First Look at Julia on Windows

I recently blogged about the upcoming Lang.NEXT 2012 conference in Redmond. And since the videos are not uploaded yet (and the talk about Julia should pretty much only soon start) I decided to use the time to do some early evaluation of the language with the beautiful suggestive name everyone seems to fall in love immediately. Since we all know how prone love is to projection, I felt I needed a more rational look on the language. And – as usual – as things get clearer you get to know each other more and more and butterflies turn into even more beautiful butterflies … or into something completely different ….

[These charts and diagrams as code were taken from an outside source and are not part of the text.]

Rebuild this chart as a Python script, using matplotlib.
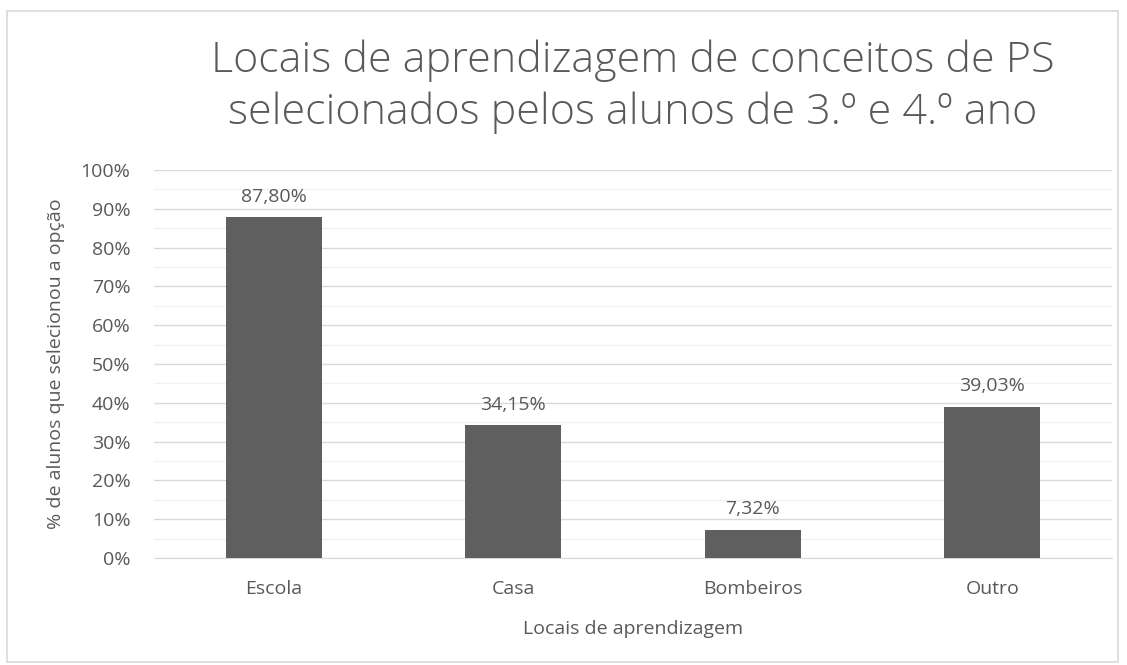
import matplotlib
matplotlib.use("Agg")
import matplotlib.pyplot as plt
from matplotlib.patches import Rectangle
from matplotlib.ticker import MultipleLocator, PercentFormatter

categories = ["Escola", "Casa", "Bombeiros", "Outro"]
values = [87.80, 34.15, 7.32, 39.03]
yticks = [0, 10, 20, 30, 40, 50, 60, 70, 80, 90, 100]

TXT = "#595959"
BAR = "#5f5f5f"
plt.rcParams.update({"font.family": ["Open Sans", "DejaVu Sans"], "text.color": TXT})

W, H = 1127, 665
fig = plt.figure(figsize=(W / 100, H / 100), dpi=100)
fig.patch.set_facecolor("white")
fig.patches.append(Rectangle((7 / W, 3 / H), 1111 / W, 1 - 14 / H, transform=fig.transFigure,
                             fill=False, ec="#d9d9d9", lw=1.2))

ax = fig.add_axes([154 / W, 1 - 558 / H, (1112 - 154) / W, (558 - 170) / H])
x = range(len(categories))
ax.bar(x, values, width=0.4, color=BAR, zorder=3)
ax.set_xlim(-0.5, len(categories) - 0.5)
ax.set_ylim(0, 100)
ax.set_yticks(yticks)
ax.yaxis.set_minor_locator(MultipleLocator(5))
ax.yaxis.set_major_formatter(PercentFormatter(decimals=0))
ax.grid(axis="y", which="major", color="#d9d9d9", lw=1.0, zorder=0)
ax.grid(axis="y", which="minor", color="#f2f2f2", lw=1.0, zorder=0)
for s in ["top", "right", "left"]:
    ax.spines[s].set_visible(False)
ax.spines["bottom"].set_color("#d9d9d9")
ax.tick_params(axis="both", which="both", length=0, colors=TXT, labelsize=14)
ax.tick_params(axis="y", pad=17)
ax.tick_params(axis="x", pad=16)
ax.set_xticks(list(x))
ax.set_xticklabels(categories)

for i, v in enumerate(values):
    ax.annotate(f"{v:.2f}%".replace(".", ","), (i, v), xytext=(0, 8), textcoords="offset points",
                ha="center", va="bottom", fontsize=14, color=TXT)

ax.set_ylabel("% de alunos que selecionou a opção", fontsize=14, color=TXT, labelpad=11)
ax.set_xlabel("Locais de aprendizagem", fontsize=14, color=TXT, labelpad=16)

fig.text(633 / W, 1 - 72 / H, "Locais de aprendizagem de conceitos de PS",
         ha="center", va="baseline", fontsize=31, color=TXT, fontweight="light")
fig.text(633 / W, 1 - 124 / H, "selecionados pelos alunos de 3.º e 4.º ano",
         ha="center", va="baseline", fontsize=31, color=TXT, fontweight="light")

fig.savefig("out.png", dpi=100, facecolor="white")
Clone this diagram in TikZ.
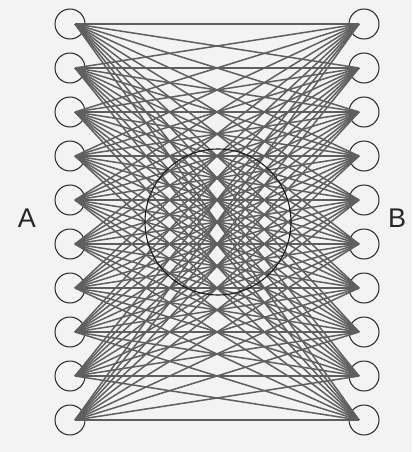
\documentclass[tikz,border=0pt]{standalone}
\usepackage{fontspec}
\setmainfont{Liberation Sans}
\definecolor{bg}{RGB}{243,243,243}
\definecolor{edge}{RGB}{95,95,95}
\begin{document}
\begin{tikzpicture}[x=1pt,y=-1pt,
  port/.style={circle,draw=black!85,line width=1pt,minimum size=30pt,inner sep=0pt},
  link/.style={draw=edge,line width=1.5pt},
  lbl/.style={font=\fontsize{27}{27}\selectfont,text=black!85}]
\fill[bg] (0,0) rectangle (412,452);
\useasboundingbox (0,0) rectangle (412,452);
\foreach \i in {0,...,9}{
  \node[port] (L\i) at (70,{24+44*\i}) {};
  \node[port] (R\i) at (364,{24+44*\i}) {};
  \coordinate (l\i) at (75,{24+44*\i});
  \coordinate (r\i) at (359,{24+44*\i});
}
\foreach \i in {0,...,9}{
  \foreach \j in {0,...,9}{
    \draw[link] (l\i) -- (r\j);
  }
}
\node[circle,draw=black!90,line width=1.1pt,minimum size=146pt,inner sep=0pt] (C) at (218,222) {};
\node[lbl] (A) at (27,218) {A};
\node[lbl] (B) at (397,218) {B};
\end{tikzpicture}
\end{document}
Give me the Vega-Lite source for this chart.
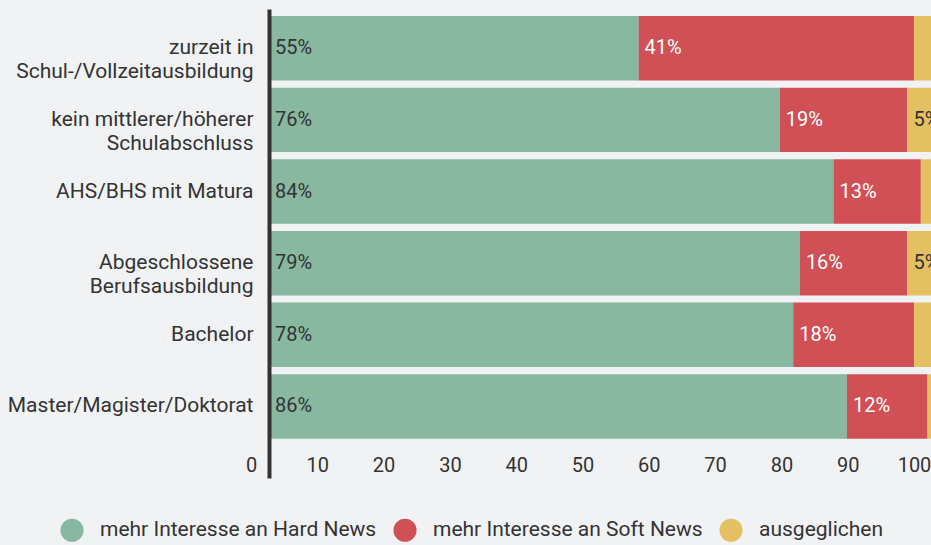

Lets start with some motivation. Julia wants to bridge the gap between established convenient mathematical (prototyping, desktop) systems and high performance computing (parallel) resources. So, basically, it wants to be comfortable and fast. “Huh?” – I hear you say, “this is what ILNumerics does as well!” – and of course you are right. But Julia originates from a very different motivation as ILNumerics. For us, the goal is to provide convenient numeric capabilities with high performance and a comfortable syntax – but to do it directly in a general purpose language. Basically, this brings a lot of advantages when it comes to deployment of your algorithm and it is much easier to utilize all those convenient development tools which are already there for C#. Furthermore, (frequent) transition from business logic to your numerical algorithms can become nasty and error prone.

Julia, on the other side, has to fight other enemies: dynamic language design. Things like dispatching schemes, type inference and – promotion, lexer and parser and certainly a lot more. I really bow to those guys! From a first view they did really succeed. And at the same time, I am glad, that Eric Lippert and his colleagues took away the hard stuff from us. But, of course: by going through all that pain of language design (ok, it sometimes might be fun as well) – you gain the opportunity to optimize your syntax to far less limits. A ‘plus’ of convenience.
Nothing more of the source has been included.